DIRECTIONS FOR THIS TASK - Restate the data exactly as given and keep the pictures out.

DATASET EXTRACT -
-- -- --

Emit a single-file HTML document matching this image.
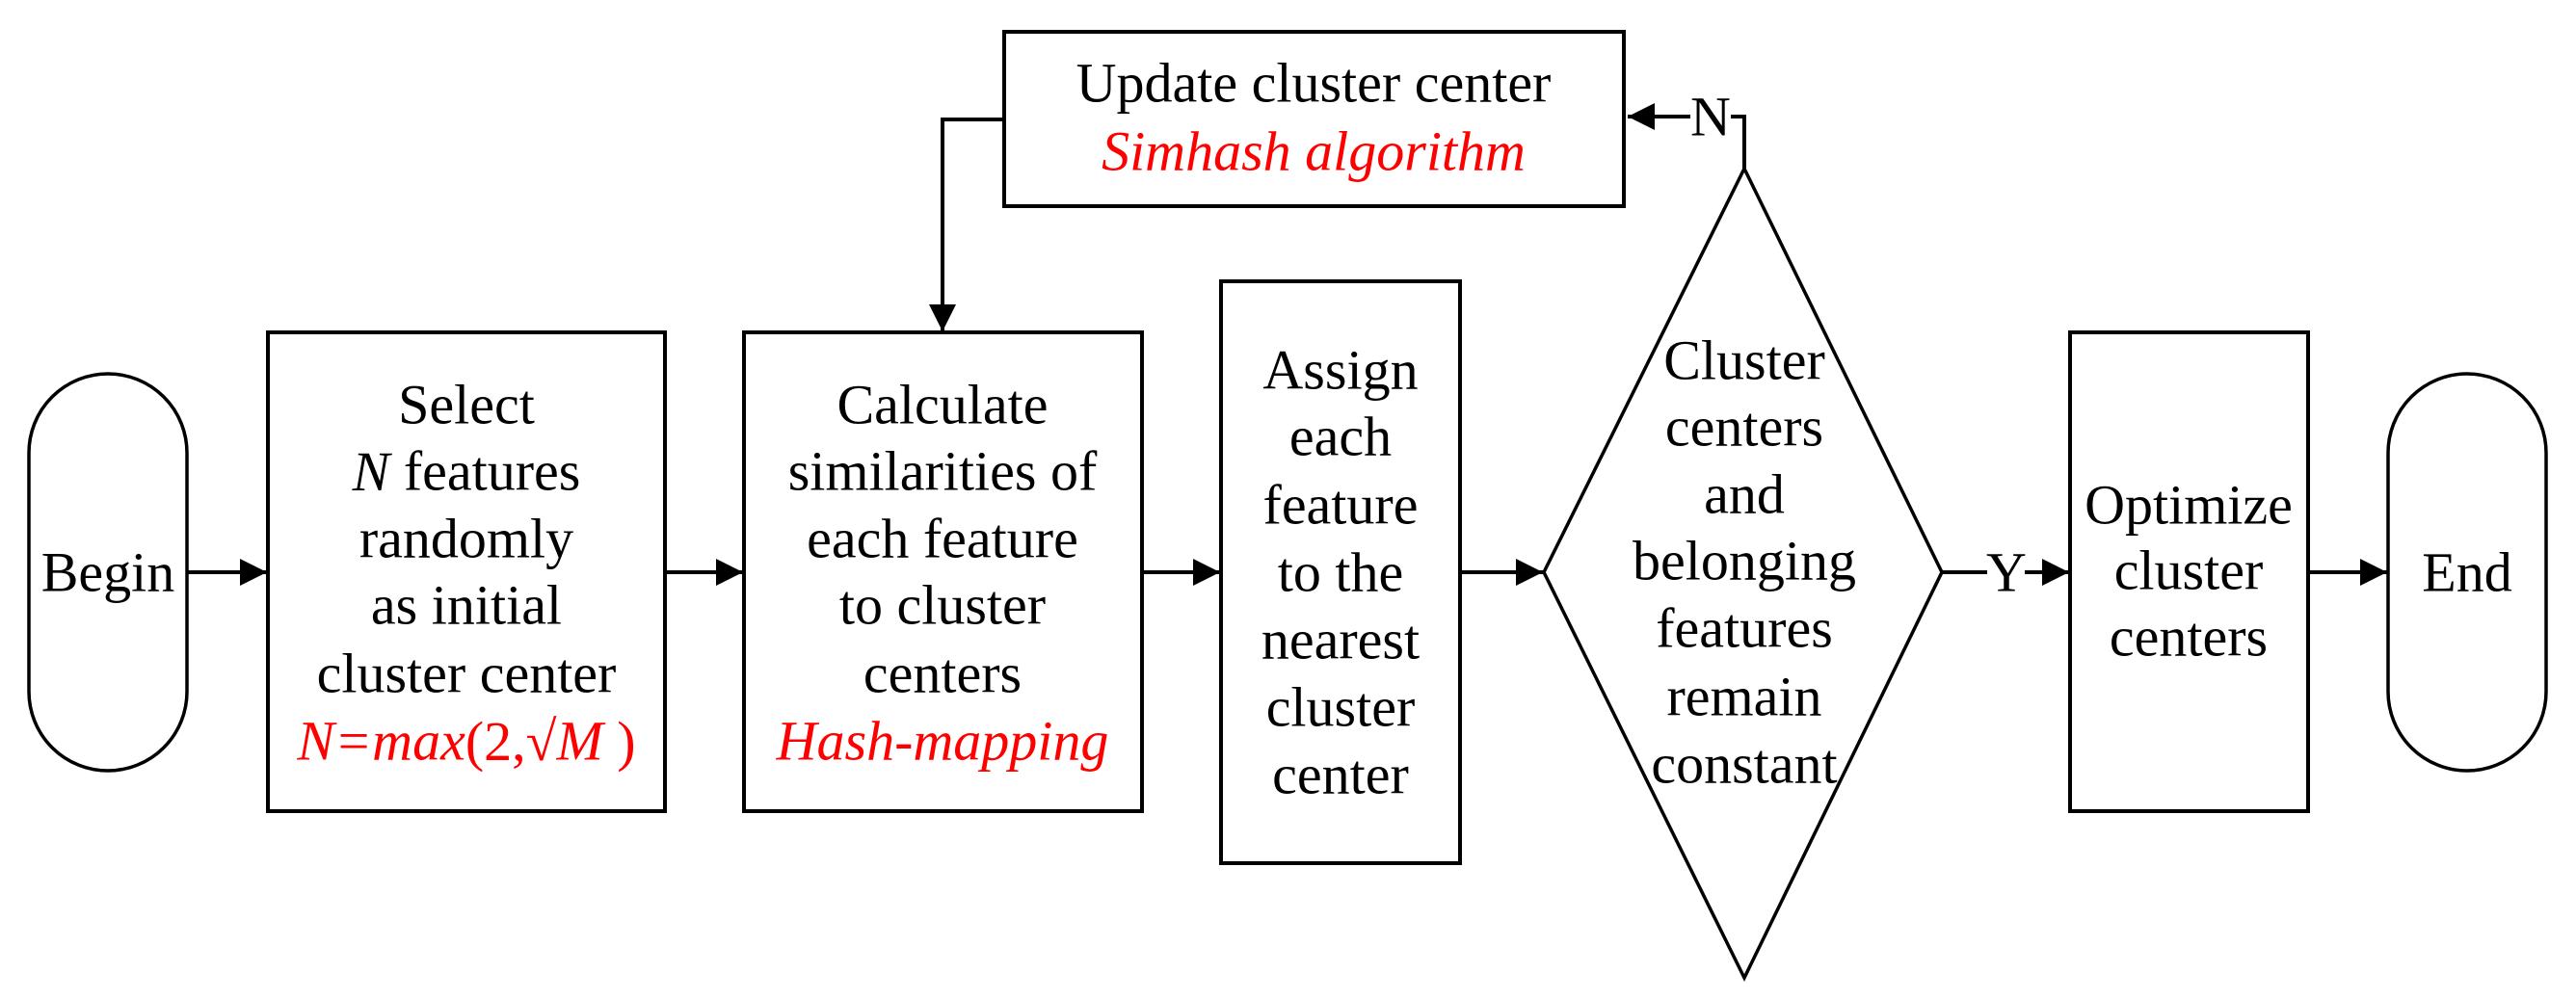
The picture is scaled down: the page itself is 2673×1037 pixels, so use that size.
<!DOCTYPE html>
<html><head><meta charset="utf-8"><style>html,body{margin:0;padding:0;background:#fff}svg{display:block}</style></head>
<body>
<svg width="2673" height="1037" viewBox="0 0 2673 1037" xmlns="http://www.w3.org/2000/svg" font-family="'Liberation Serif', serif" font-size="58" text-anchor="middle" dominant-baseline="central">
<defs><marker id="a" viewBox="0 0 10 10" refX="10" refY="5" markerWidth="28" markerHeight="28" markerUnits="userSpaceOnUse" orient="auto"><path d="M0,0L10,5L0,10z" fill="#000"/></marker></defs>
<g fill="none" stroke="#000" stroke-width="4">
<rect x="30" y="388" width="164" height="412" rx="82" ry="82" stroke-width="3.5"/>
<rect x="278" y="345" width="412" height="497"/>
<rect x="772" y="345" width="413" height="497"/>
<rect x="1267" y="292" width="248" height="604"/>
<rect x="1042" y="33" width="643" height="181"/>
<polygon points="1810,175 2015,594 1810,1015 1602,594" stroke-width="3.5"/>
<rect x="2148" y="345" width="247" height="497"/>
<rect x="2478" y="388" width="164" height="412" rx="82" ry="82" stroke-width="3.5"/>
<line x1="194" y1="594" x2="277" y2="594" marker-end="url(#a)"/>
<line x1="690" y1="594" x2="771" y2="594" marker-end="url(#a)"/>
<line x1="1185" y1="594" x2="1266" y2="594" marker-end="url(#a)"/>
<line x1="1515" y1="594" x2="1601" y2="594" marker-end="url(#a)"/>
<line x1="2395" y1="594" x2="2477" y2="594" marker-end="url(#a)"/>
<line x1="2015" y1="594" x2="2062" y2="594"/>
<line x1="2101" y1="594" x2="2147" y2="594" marker-end="url(#a)"/>
<polyline points="1042,124 978,124 978,344" marker-end="url(#a)"/>
<polyline points="1810,175 1810,121 1796,121"/>
<line x1="1754" y1="121" x2="1689" y2="121" marker-end="url(#a)"/>
</g>
<text x="112" y="594">Begin</text>
<text x="484" y="420">Select</text>
<text x="484" y="489"><tspan font-style="italic">N</tspan> features</text>
<text x="484" y="559">randomly</text>
<text x="484" y="628">as initial</text>
<text x="484" y="699">cluster center</text>
<text x="484" y="769" fill="#f00" font-style="italic">N=max<tspan font-style="normal">(2,√</tspan>M<tspan font-style="normal"> )</tspan></text>
<text x="978" y="420">Calculate</text>
<text x="978" y="489">similarities of</text>
<text x="978" y="559">each feature</text>
<text x="978" y="628">to cluster</text>
<text x="978" y="699">centers</text>
<text x="978" y="769" fill="#f00" font-style="italic">Hash-mapping</text>
<text x="1391" y="384">Assign</text>
<text x="1391" y="453">each</text>
<text x="1391" y="524">feature</text>
<text x="1391" y="594">to the</text>
<text x="1391" y="664">nearest</text>
<text x="1391" y="734">cluster</text>
<text x="1391" y="804">center</text>
<text x="1363" y="86">Update cluster center</text>
<text x="1363" y="157" fill="#f00" font-style="italic">Simhash algorithm</text>
<text x="1810" y="374">Cluster</text>
<text x="1810" y="443">centers</text>
<text x="1810" y="513">and</text>
<text x="1810" y="582">belonging</text>
<text x="1810" y="652">features</text>
<text x="1810" y="723">remain</text>
<text x="1810" y="793">constant</text>
<text x="2271" y="524">Optimize</text>
<text x="2271" y="592">cluster</text>
<text x="2271" y="661">centers</text>
<text x="2560" y="594">End</text>
<text x="1775" y="121">N</text>
<text x="2082" y="594">Y</text>
</svg>
</body></html>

-- -- --

ANSWER IN FULL -
Emit a single-file HTML document matching this image.
The picture is scaled down: the page itself is 2673×1037 pixels, so use that size.
<!DOCTYPE html>
<html><head><meta charset="utf-8"><style>html,body{margin:0;padding:0;background:#fff}svg{display:block}</style></head>
<body>
<svg width="2673" height="1037" viewBox="0 0 2673 1037" xmlns="http://www.w3.org/2000/svg" font-family="'Liberation Serif', serif" font-size="58" text-anchor="middle" dominant-baseline="central">
<defs><marker id="a" viewBox="0 0 10 10" refX="10" refY="5" markerWidth="28" markerHeight="28" markerUnits="userSpaceOnUse" orient="auto"><path d="M0,0L10,5L0,10z" fill="#000"/></marker></defs>
<g fill="none" stroke="#000" stroke-width="4">
<rect x="30" y="388" width="164" height="412" rx="82" ry="82" stroke-width="3.5"/>
<rect x="278" y="345" width="412" height="497"/>
<rect x="772" y="345" width="413" height="497"/>
<rect x="1267" y="292" width="248" height="604"/>
<rect x="1042" y="33" width="643" height="181"/>
<polygon points="1810,175 2015,594 1810,1015 1602,594" stroke-width="3.5"/>
<rect x="2148" y="345" width="247" height="497"/>
<rect x="2478" y="388" width="164" height="412" rx="82" ry="82" stroke-width="3.5"/>
<line x1="194" y1="594" x2="277" y2="594" marker-end="url(#a)"/>
<line x1="690" y1="594" x2="771" y2="594" marker-end="url(#a)"/>
<line x1="1185" y1="594" x2="1266" y2="594" marker-end="url(#a)"/>
<line x1="1515" y1="594" x2="1601" y2="594" marker-end="url(#a)"/>
<line x1="2395" y1="594" x2="2477" y2="594" marker-end="url(#a)"/>
<line x1="2015" y1="594" x2="2062" y2="594"/>
<line x1="2101" y1="594" x2="2147" y2="594" marker-end="url(#a)"/>
<polyline points="1042,124 978,124 978,344" marker-end="url(#a)"/>
<polyline points="1810,175 1810,121 1796,121"/>
<line x1="1754" y1="121" x2="1689" y2="121" marker-end="url(#a)"/>
</g>
<text x="112" y="594">Begin</text>
<text x="484" y="420">Select</text>
<text x="484" y="489"><tspan font-style="italic">N</tspan> features</text>
<text x="484" y="559">randomly</text>
<text x="484" y="628">as initial</text>
<text x="484" y="699">cluster center</text>
<text x="484" y="769" fill="#f00" font-style="italic">N=max<tspan font-style="normal">(2,√</tspan>M<tspan font-style="normal"> )</tspan></text>
<text x="978" y="420">Calculate</text>
<text x="978" y="489">similarities of</text>
<text x="978" y="559">each feature</text>
<text x="978" y="628">to cluster</text>
<text x="978" y="699">centers</text>
<text x="978" y="769" fill="#f00" font-style="italic">Hash-mapping</text>
<text x="1391" y="384">Assign</text>
<text x="1391" y="453">each</text>
<text x="1391" y="524">feature</text>
<text x="1391" y="594">to the</text>
<text x="1391" y="664">nearest</text>
<text x="1391" y="734">cluster</text>
<text x="1391" y="804">center</text>
<text x="1363" y="86">Update cluster center</text>
<text x="1363" y="157" fill="#f00" font-style="italic">Simhash algorithm</text>
<text x="1810" y="374">Cluster</text>
<text x="1810" y="443">centers</text>
<text x="1810" y="513">and</text>
<text x="1810" y="582">belonging</text>
<text x="1810" y="652">features</text>
<text x="1810" y="723">remain</text>
<text x="1810" y="793">constant</text>
<text x="2271" y="524">Optimize</text>
<text x="2271" y="592">cluster</text>
<text x="2271" y="661">centers</text>
<text x="2560" y="594">End</text>
<text x="1775" y="121">N</text>
<text x="2082" y="594">Y</text>
</svg>
</body></html>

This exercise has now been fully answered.